Earlier this week, we committed a new text parser to Discourse. Previously, we used the parser in Pagedown to perform our markup. Its support for Markdown was quite good, but over time our extensions to it were becoming unmanageable.

Pagedown

In terms of extensibility, Pagedown has hooks, where you can say “before formatting this block of text, apply this regular expression.” This works pretty well until you want some kind of advanced formatting that regular expressions don’t handle well.

In particular, if your formatting rules rely on the layout of the resulting HTML of previous operations, you will end up parsing HTML using regular expressions. And as we all know that’s a bad idea!

Additionally, we had certain blocks of text where we didn’t want formatting applied until later in the pipeline. So in that case, we actually hoisted them out into a map and put them back later in the process. It was super ugly.

markdown-js

Our new parser is based on markdown-js. markdown-js is the most flexible Markdown parser in Javascript I’ve found yet.

The coolest thing about it is that instead of emitting HTML strings during the parsing phase, it produces an intermediate representation in JsonML. A tree of arrays is much easier to work with than HTML if you want to do post processing.

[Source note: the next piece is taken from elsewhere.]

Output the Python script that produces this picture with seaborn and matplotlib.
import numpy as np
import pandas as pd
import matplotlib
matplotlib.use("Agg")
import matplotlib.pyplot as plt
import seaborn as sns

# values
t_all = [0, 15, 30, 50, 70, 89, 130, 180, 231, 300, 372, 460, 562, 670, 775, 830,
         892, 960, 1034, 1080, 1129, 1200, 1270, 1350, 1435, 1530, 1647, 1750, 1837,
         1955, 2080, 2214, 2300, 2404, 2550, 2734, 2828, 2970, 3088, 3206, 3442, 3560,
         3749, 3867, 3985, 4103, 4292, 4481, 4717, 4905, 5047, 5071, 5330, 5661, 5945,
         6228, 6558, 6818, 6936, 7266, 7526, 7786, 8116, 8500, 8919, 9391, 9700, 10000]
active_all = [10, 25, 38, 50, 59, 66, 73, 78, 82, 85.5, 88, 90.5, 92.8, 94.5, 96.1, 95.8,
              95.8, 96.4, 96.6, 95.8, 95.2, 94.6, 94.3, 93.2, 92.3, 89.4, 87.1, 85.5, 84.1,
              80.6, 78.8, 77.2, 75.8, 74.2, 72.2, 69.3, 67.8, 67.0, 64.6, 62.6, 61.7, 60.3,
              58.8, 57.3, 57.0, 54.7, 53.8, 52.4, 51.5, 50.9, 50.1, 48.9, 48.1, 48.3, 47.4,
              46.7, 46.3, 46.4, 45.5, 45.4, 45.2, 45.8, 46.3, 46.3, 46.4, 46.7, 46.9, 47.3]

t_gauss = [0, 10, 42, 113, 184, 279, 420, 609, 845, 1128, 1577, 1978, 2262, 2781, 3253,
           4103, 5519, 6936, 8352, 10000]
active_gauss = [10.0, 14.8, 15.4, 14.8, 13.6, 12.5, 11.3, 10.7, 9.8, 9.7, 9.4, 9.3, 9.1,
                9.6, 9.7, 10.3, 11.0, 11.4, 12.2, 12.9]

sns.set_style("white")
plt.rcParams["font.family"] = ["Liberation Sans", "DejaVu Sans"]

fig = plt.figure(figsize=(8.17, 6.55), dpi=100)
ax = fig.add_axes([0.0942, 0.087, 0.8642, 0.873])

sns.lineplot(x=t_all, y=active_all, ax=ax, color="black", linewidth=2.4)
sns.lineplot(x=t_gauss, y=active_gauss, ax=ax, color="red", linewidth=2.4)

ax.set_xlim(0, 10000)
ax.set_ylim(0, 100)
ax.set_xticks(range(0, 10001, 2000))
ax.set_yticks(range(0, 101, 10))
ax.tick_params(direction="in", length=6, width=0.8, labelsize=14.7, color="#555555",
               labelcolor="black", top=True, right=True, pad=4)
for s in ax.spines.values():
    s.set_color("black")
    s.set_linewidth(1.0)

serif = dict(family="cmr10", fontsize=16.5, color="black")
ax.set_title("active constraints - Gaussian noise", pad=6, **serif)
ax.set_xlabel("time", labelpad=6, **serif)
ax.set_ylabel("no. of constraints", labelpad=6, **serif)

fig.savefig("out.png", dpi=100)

We no longer have regular expressions that work on HTML in our pipeline. We no longer hoist out parts of the document for processing later. Finally, we shaved off roughly 1,000 lines of Javascript code!

An inline example

Let’s say you want to replace all occurances of “evil trout” with a link that says “EVIL TROUT IS AWESOME”:

Discourse.Dialect.on("register", function(event) {
  var dialect = event.dialect;

  dialect.inline["evil trout"] = function(text) {
    return [
             "evil trout".length, 
             [
               'a', 
               {href: "http://eviltrout.com"}, 
               "EVIL TROUT IS AWESOME"
             ] 
           ];
  };
});

If you’ve worked with our parser before, you’ll notice the new one is all built around registering handlers as plugins. We use RSVP.js to do that. The first line and closure just tells Discourse that you want to register an extension to the dialect. The second line retrieves a reference to the dialect so we can extend it.

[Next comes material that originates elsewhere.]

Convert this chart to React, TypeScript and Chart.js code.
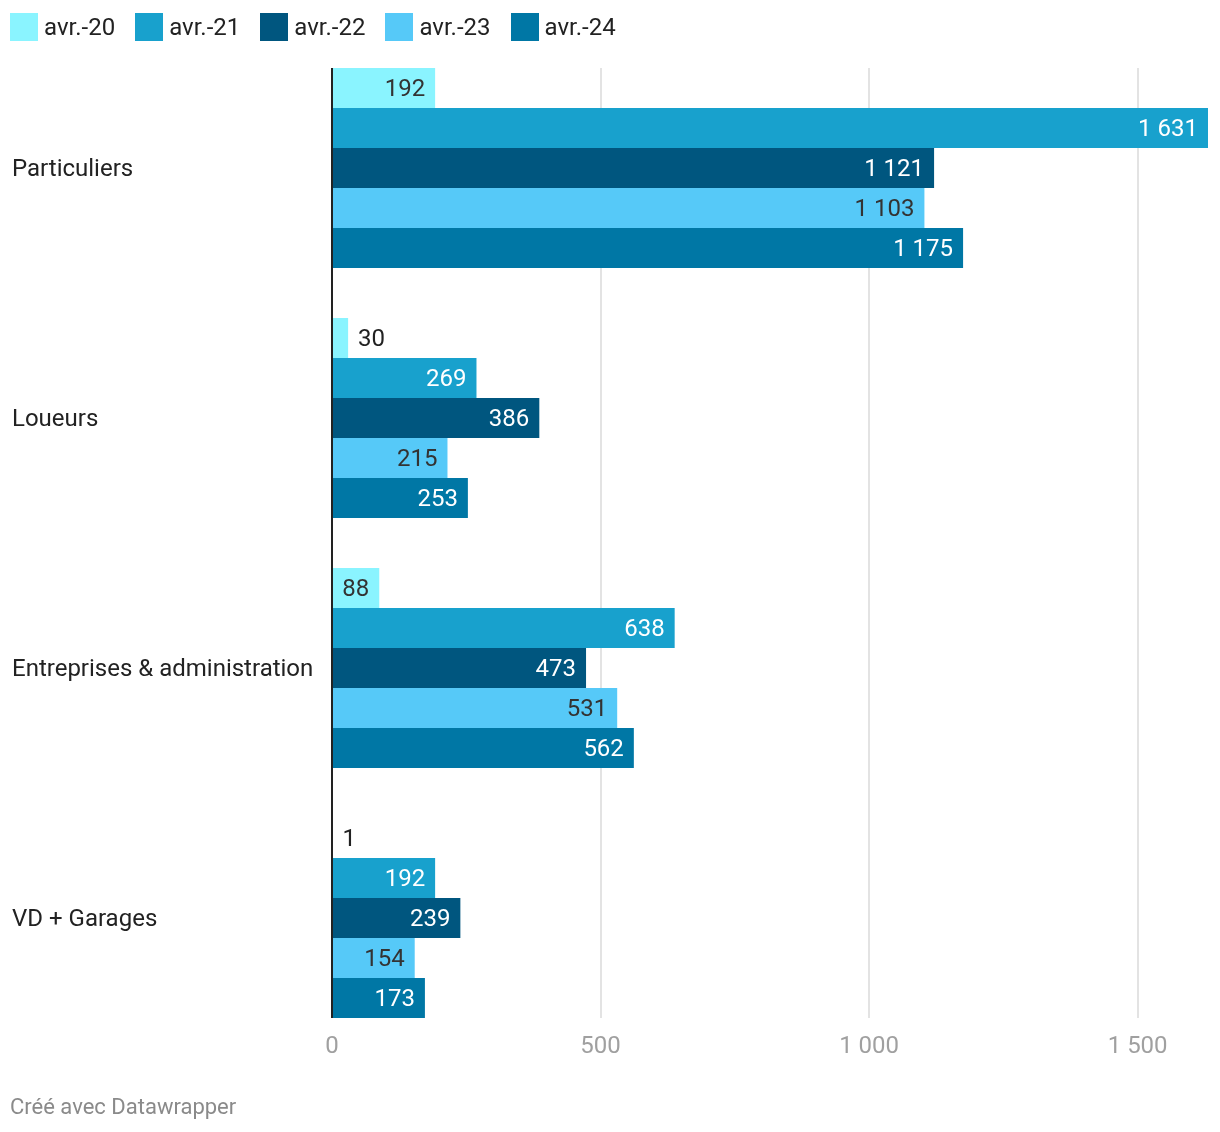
import React, { useEffect, useRef } from "react";
import { Chart, registerables } from "chart.js";

Chart.register(...registerables);

const categories = ["Particuliers", "Loueurs", "Entreprises & administration", "VD + Garages"];
const seriesNames = ["avr.-20", "avr.-21", "avr.-22", "avr.-23", "avr.-24"];
const avr20 = [192, 30, 88, 1];
const avr21 = [1631, 269, 638, 192];
const avr22 = [1121, 386, 473, 239];
const avr23 = [1103, 215, 531, 154];
const avr24 = [1175, 253, 562, 173];
const seriesValues = [avr20, avr21, avr22, avr23, avr24];
const seriesColors = ["#8af4ff", "#18a1cd", "#00567f", "#56c9f8", "#0077a5"];
const labelColors = ["#333333", "#ffffff", "#ffffff", "#333333", "#ffffff"];
const xTickValues = [0, 500, 1000, 1500];
const xMax = 1631;
const footerText = "Créé avec Datawrapper";

const FONT = "Roboto, 'Noto Sans', sans-serif";

const fmt = (n: number) => String(n).replace(/\B(?=(\d{3})+(?!\d))/g, " ");

const gridPlugin = {
  id: "customGrid",
  beforeDatasetsDraw(chart: any) {
    const { ctx, scales } = chart;
    const x = scales.x;
    const y = scales.y;
    const half = y.getPixelForValue(1) - y.getPixelForValue(0);
    const top = y.getPixelForValue(0) - half * 0.4;
    const bottom = y.getPixelForValue(categories.length - 1) + half * 0.4;
    ctx.save();
    ctx.strokeStyle = "#e3e3e3";
    ctx.lineWidth = 2;
    x.ticks.forEach((t: any) => {
      if (t.value === 0) return;
      const px = Math.round(x.getPixelForValue(t.value));
      ctx.beginPath();
      ctx.moveTo(px, top);
      ctx.lineTo(px, bottom);
      ctx.stroke();
    });
    ctx.restore();
  },
  afterDatasetsDraw(chart: any) {
    const { ctx, scales } = chart;
    const x = scales.x;
    const y = scales.y;
    const half = y.getPixelForValue(1) - y.getPixelForValue(0);
    const top = y.getPixelForValue(0) - half * 0.4;
    const bottom = y.getPixelForValue(categories.length - 1) + half * 0.4;
    ctx.save();
    ctx.font = `24px ${FONT}`;
    ctx.textBaseline = "middle";
    chart.data.datasets.forEach((ds: any, di: number) => {
      const meta = chart.getDatasetMeta(di);
      meta.data.forEach((bar: any, i: number) => {
        const v = ds.data[i];
        const txt = fmt(v);
        const w = ctx.measureText(txt).width;
        const base = x.getPixelForValue(0);
        const barW = bar.x - base;
        if (w + 20 <= barW) {
          ctx.textAlign = "right";
          ctx.fillStyle = labelColors[di];
          ctx.fillText(txt, bar.x - 10, bar.y + 2);
        } else {
          ctx.textAlign = "left";
          ctx.fillStyle = "#222222";
          ctx.fillText(txt, bar.x + 10, bar.y + 2);
        }
      });
    });
    const zx = Math.round(x.getPixelForValue(0));
    ctx.strokeStyle = "#222222";
    ctx.lineWidth = 2;
    ctx.beginPath();
    ctx.moveTo(zx, top);
    ctx.lineTo(zx, bottom);
    ctx.stroke();
    ctx.restore();
  },
};

export default function App() {
  const ref = useRef<HTMLCanvasElement | null>(null);
  useEffect(() => {
    if (!ref.current) return;
    const chart = new Chart(ref.current, {
      type: "bar",
      data: {
        labels: categories,
        datasets: seriesNames.map((name, i) => ({
          label: name,
          data: seriesValues[i],
          backgroundColor: seriesColors[i],
          borderWidth: 0,
          categoryPercentage: 0.8,
          barPercentage: 1.0,
        })),
      },
      options: {
        indexAxis: "y",
        animation: false,
        responsive: false,
        layout: { padding: { left: 12, right: 12, top: 43, bottom: 49 } },
        plugins: {
          legend: { display: false },
          tooltip: { enabled: false },
        },
        scales: {
          x: {
            type: "linear",
            min: 0,
            max: xMax,
            grid: { display: false, drawTicks: false },
            border: { display: false },
            afterBuildTicks: (s: any) => {
              s.ticks = xTickValues.map((v) => ({ value: v }));
            },
            ticks: {
              mirror: true,
              padding: -18,
              color: "#a0a0a0",
              font: { family: FONT, size: 24 },
              callback: (v: any) => fmt(Number(v)),
              maxRotation: 0,
              autoSkip: false,
            },
            afterFit: (s: any) => {
              s.height = 40;
              s.paddingLeft = 0;
              s.paddingRight = 0;
            },
          },
          y: {
            type: "category",
            grid: { display: false, drawTicks: false },
            border: { display: false },
            ticks: {
              crossAlign: "far",
              color: "#222222",
              font: { family: FONT, size: 24 },
              padding: 0,
              labelOffset: 2,
            },
            afterFit: (s: any) => {
              s.width = 320;
            },
          },
        },
      },
      plugins: [gridPlugin],
    } as any);
    return () => chart.destroy();
  }, []);

  return (
    <div style={{ position: "absolute", left: 0, top: 0, width: 1220, height: 1132, background: "#fff", fontFamily: FONT }}>
      <canvas ref={ref} width={1220} height={1132} style={{ position: "absolute", left: 0, top: 0 }} />
      <div style={{ position: "absolute", left: 10, top: 13, display: "flex", alignItems: "center" }}>
        {seriesNames.map((n, i) => (
          <div key={n} style={{ display: "flex", alignItems: "center", marginRight: 20 }}>
            <span style={{ display: "inline-block", width: 28, height: 28, background: seriesColors[i], marginRight: 6 }} />
            <span style={{ fontSize: 24, color: "#222", lineHeight: "28px" }}>{n}</span>
          </div>
        ))}
      </div>
      <div style={{ position: "absolute", left: 10, top: 1093, fontSize: 22, color: "#8a8a8a", lineHeight: "28px" }}>
        {footerText}
      </div>
    </div>
  );
}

To match any inline occurrences of “evil trout” we just assign a function to dialect.inline["evil trout"]. The function will be called any time that text is found. (Note: you’re free to match on smaller samples of text than you need. You’ll be passed a fragment of text where that match existed. You can then perform a regular expression on it if you want.)

In this case, we want to just return a link to eviltrout.com in JsonML. The formatting for that looks like this:

[
 'a',
 {href: "http://eviltrout.com"}, 
 "EVIL TROUT IS AWESOME"
]

There’s just one last thing we have to do. An inline formatter will always be passed a string beginning with the match you wanted. You need to tell markdown-js how many characters to replace in the string with your JsonML fragment.

In this case it’s easy, it’s just the length of “evil trout”. So the final return statement is:

return [
         "evil trout".length, 
         [
           'a', 
           {href: "http://eviltrout.com"}, 
           "EVIL TROUT IS AWESOME"
         ] 
       ];

This is a pretty simple example, and it does get more complicated as you add more functionality. You should check out the dialects folder in our source tree to see how other dialects are implemented if you want to try your hand at more complex examples.

Please let us know if you encounter any issues with the new parser or have suggestions for how to extend it to make Discourse more awesome!